» **Dataset excerpts**
/---

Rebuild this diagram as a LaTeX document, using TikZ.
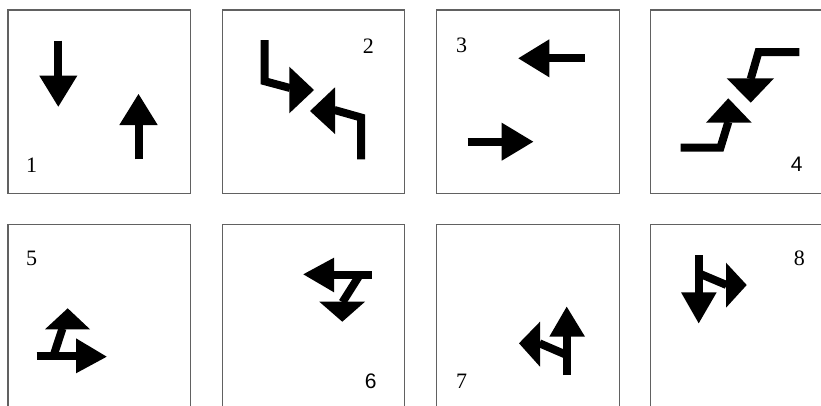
\documentclass[tikz,border=0pt]{standalone}
\usepackage{fontspec}
\setmainfont{Liberation Serif}
\newfontfamily\sansdig{Liberation Sans}
\begin{document}
\begin{tikzpicture}[x=1pt,y=-1pt,
  panel/.style={draw=black!62,line width=1.1pt},
  shaft/.style={line width=8pt,line cap=butt,line join=miter},
  head/.style={fill=black,draw=none},
  lbl/.style={inner sep=0pt,font=\fontsize{22}{22}\selectfont}]
\clip (0,0) rectangle (821,405);
\fill[white] (0,0) rectangle (821,405);
% panels
\foreach \i/\j in {0/0,1/0,2/0,3/0,0/1,1/1,2/1,3/1}{
  \draw[panel] ({8+214.3*\i},{10+214.3*\j}) rectangle ++(182.5,183.5);
}
% ---- box 1
\draw[shaft] (58.3,40.7) -- (58.3,76.5);
\fill[head] (39.3,75.7) -- (77.3,75.7) -- (58.3,106.7) -- cycle;
\draw[shaft] (138.8,159.3) -- (138.8,124.5);
\fill[head] (119.3,125) -- (157.7,125) -- (138.5,94) -- cycle;
\node[lbl] (l1) at (31.7,165.7) {1};
% ---- box 2
\draw[shaft] (264.7,40) -- (264.7,81.2) -- (290,88);
\fill[head] (289.3,66.7) -- (289.3,113.3) -- (314,90) -- cycle;
\draw[shaft] (361,159.3) -- (361,117.5) -- (334.5,110);
\fill[head] (335,87.3) -- (335,134) -- (310,111) -- cycle;
\node[lbl] (l2) at (368.3,46.7) {2};
% ---- box 3
\draw[shaft] (548.5,58.3) -- (585,58.3);
\fill[head] (549.3,39.3) -- (549.3,77.3) -- (518.3,58.3) -- cycle;
\draw[shaft] (467.7,141.7) -- (502.5,141.7);
\fill[head] (501.7,122.7) -- (501.7,160.7) -- (533.3,141.7) -- cycle;
\node[lbl] (l3) at (461.7,45) {3};
% ---- box 4
\draw[shaft] (799.3,52) -- (758.5,52) -- (750.7,79);
\fill[head] (726.7,78.3) -- (774,78.3) -- (750.7,102.7) -- cycle;
\draw[shaft] (680.7,147.5) -- (720.5,147.5) -- (728.3,122);
\fill[head] (706,122.7) -- (751.7,122.7) -- (728.3,98.3) -- cycle;
\node[lbl,font=\sansdig\fontsize{21}{21}\selectfont] (l4) at (796.7,164.3) {4};
% ---- box 5
\draw[shaft] (62.5,328.5) -- (53.3,356.3);
\draw[shaft] (36.7,356.3) -- (76.5,356.3);
\fill[head] (45,329.3) -- (90,329.3) -- (67.7,308.3) -- cycle;
\fill[head] (76,338.3) -- (76,373.3) -- (106.7,356.7) -- cycle;
\node[lbl] (l5) at (31.7,258.3) {5};
% ---- box 6
\draw[shaft] (333.5,274.5) -- (372.3,274.5);
\draw[shaft] (360,274.5) -- (342.5,302.2);
\fill[head] (334,257.7) -- (334,292.3) -- (303.3,274.3) -- cycle;
\fill[head] (319.3,301.7) -- (365,301.7) -- (342.3,321.7) -- cycle;
\node[lbl,font=\sansdig\fontsize{21}{21}\selectfont] (l6) at (370.7,381) {6};
% ---- box 7
\draw[shaft] (566.7,375) -- (566.7,336);
\draw[shaft] (566.7,355) -- (539.5,343.3);
\fill[head] (549.3,336.7) -- (585,336.7) -- (566.7,306.7) -- cycle;
\fill[head] (540,321.7) -- (540,366.7) -- (519,343.3) -- cycle;
\node[lbl] (l7) at (461.7,381.7) {7};
% ---- box 8
\draw[shaft] (698.8,255) -- (698.8,293);
\draw[shaft] (698.8,273.3) -- (726.5,285);
\fill[head] (681,292.3) -- (716.7,292.3) -- (698.7,323.3) -- cycle;
\fill[head] (726,262.7) -- (726,307.7) -- (746.7,285) -- cycle;
\node[lbl] (l8) at (799.3,258.3) {8};
\end{tikzpicture}
\end{document}
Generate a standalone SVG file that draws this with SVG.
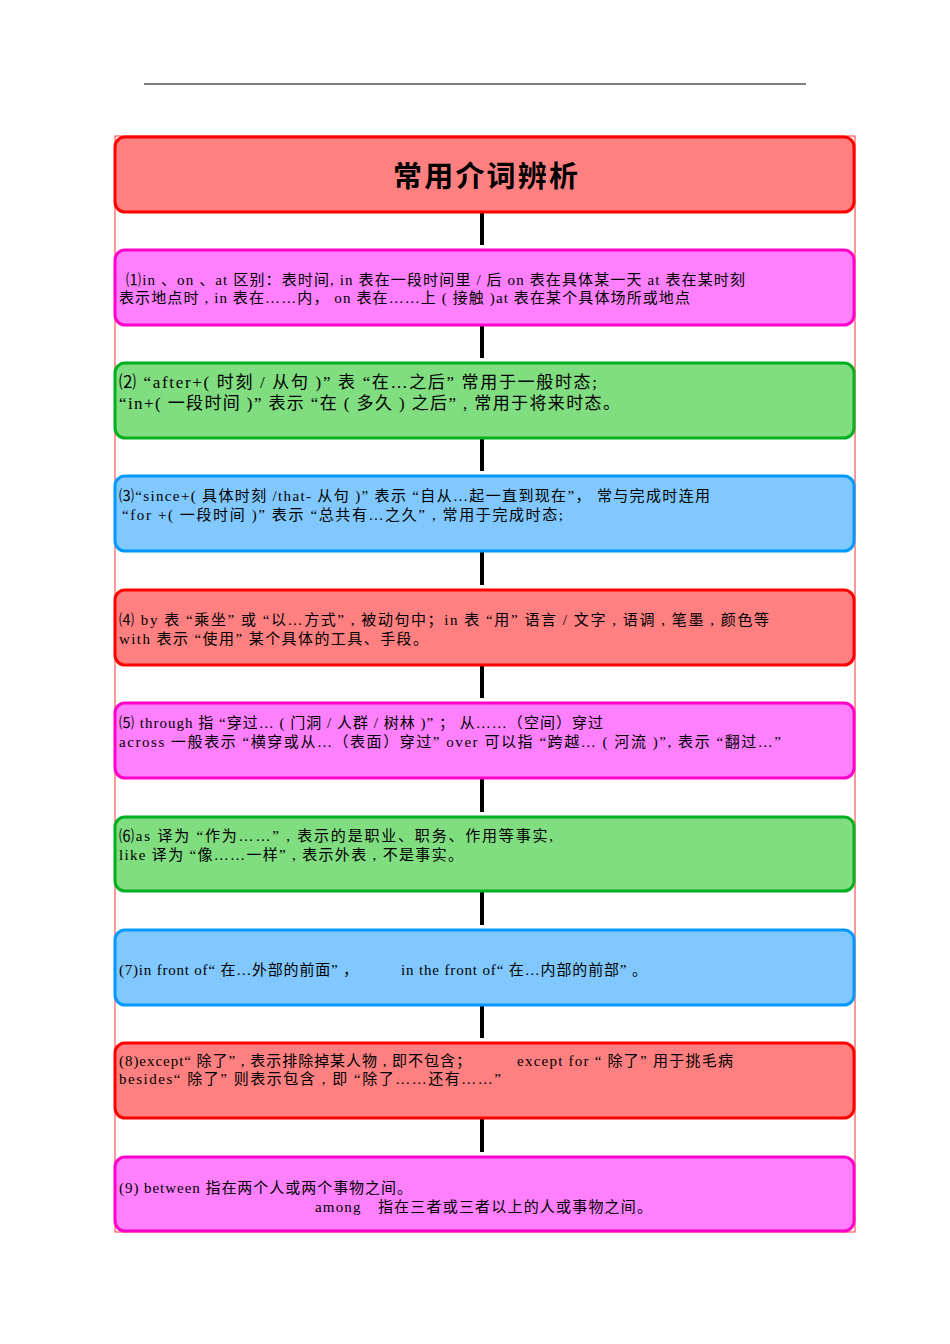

\---

Omit the images and transcribe all of the records above word for word.

» **Reply to the exercise**
Rebuild this diagram as a LaTeX document, using TikZ.
\documentclass[tikz,border=0pt]{standalone}
\usepackage{fontspec}
\setmainfont{Liberation Serif}
\newfontfamily\sansdig{Liberation Sans}
\begin{document}
\begin{tikzpicture}[x=1pt,y=-1pt,
  panel/.style={draw=black!62,line width=1.1pt},
  shaft/.style={line width=8pt,line cap=butt,line join=miter},
  head/.style={fill=black,draw=none},
  lbl/.style={inner sep=0pt,font=\fontsize{22}{22}\selectfont}]
\clip (0,0) rectangle (821,405);
\fill[white] (0,0) rectangle (821,405);
% panels
\foreach \i/\j in {0/0,1/0,2/0,3/0,0/1,1/1,2/1,3/1}{
  \draw[panel] ({8+214.3*\i},{10+214.3*\j}) rectangle ++(182.5,183.5);
}
% ---- box 1
\draw[shaft] (58.3,40.7) -- (58.3,76.5);
\fill[head] (39.3,75.7) -- (77.3,75.7) -- (58.3,106.7) -- cycle;
\draw[shaft] (138.8,159.3) -- (138.8,124.5);
\fill[head] (119.3,125) -- (157.7,125) -- (138.5,94) -- cycle;
\node[lbl] (l1) at (31.7,165.7) {1};
% ---- box 2
\draw[shaft] (264.7,40) -- (264.7,81.2) -- (290,88);
\fill[head] (289.3,66.7) -- (289.3,113.3) -- (314,90) -- cycle;
\draw[shaft] (361,159.3) -- (361,117.5) -- (334.5,110);
\fill[head] (335,87.3) -- (335,134) -- (310,111) -- cycle;
\node[lbl] (l2) at (368.3,46.7) {2};
% ---- box 3
\draw[shaft] (548.5,58.3) -- (585,58.3);
\fill[head] (549.3,39.3) -- (549.3,77.3) -- (518.3,58.3) -- cycle;
\draw[shaft] (467.7,141.7) -- (502.5,141.7);
\fill[head] (501.7,122.7) -- (501.7,160.7) -- (533.3,141.7) -- cycle;
\node[lbl] (l3) at (461.7,45) {3};
% ---- box 4
\draw[shaft] (799.3,52) -- (758.5,52) -- (750.7,79);
\fill[head] (726.7,78.3) -- (774,78.3) -- (750.7,102.7) -- cycle;
\draw[shaft] (680.7,147.5) -- (720.5,147.5) -- (728.3,122);
\fill[head] (706,122.7) -- (751.7,122.7) -- (728.3,98.3) -- cycle;
\node[lbl,font=\sansdig\fontsize{21}{21}\selectfont] (l4) at (796.7,164.3) {4};
% ---- box 5
\draw[shaft] (62.5,328.5) -- (53.3,356.3);
\draw[shaft] (36.7,356.3) -- (76.5,356.3);
\fill[head] (45,329.3) -- (90,329.3) -- (67.7,308.3) -- cycle;
\fill[head] (76,338.3) -- (76,373.3) -- (106.7,356.7) -- cycle;
\node[lbl] (l5) at (31.7,258.3) {5};
% ---- box 6
\draw[shaft] (333.5,274.5) -- (372.3,274.5);
\draw[shaft] (360,274.5) -- (342.5,302.2);
\fill[head] (334,257.7) -- (334,292.3) -- (303.3,274.3) -- cycle;
\fill[head] (319.3,301.7) -- (365,301.7) -- (342.3,321.7) -- cycle;
\node[lbl,font=\sansdig\fontsize{21}{21}\selectfont] (l6) at (370.7,381) {6};
% ---- box 7
\draw[shaft] (566.7,375) -- (566.7,336);
\draw[shaft] (566.7,355) -- (539.5,343.3);
\fill[head] (549.3,336.7) -- (585,336.7) -- (566.7,306.7) -- cycle;
\fill[head] (540,321.7) -- (540,366.7) -- (519,343.3) -- cycle;
\node[lbl] (l7) at (461.7,381.7) {7};
% ---- box 8
\draw[shaft] (698.8,255) -- (698.8,293);
\draw[shaft] (698.8,273.3) -- (726.5,285);
\fill[head] (681,292.3) -- (716.7,292.3) -- (698.7,323.3) -- cycle;
\fill[head] (726,262.7) -- (726,307.7) -- (746.7,285) -- cycle;
\node[lbl] (l8) at (799.3,258.3) {8};
\end{tikzpicture}
\end{document}
Generate a standalone SVG file that draws this with SVG.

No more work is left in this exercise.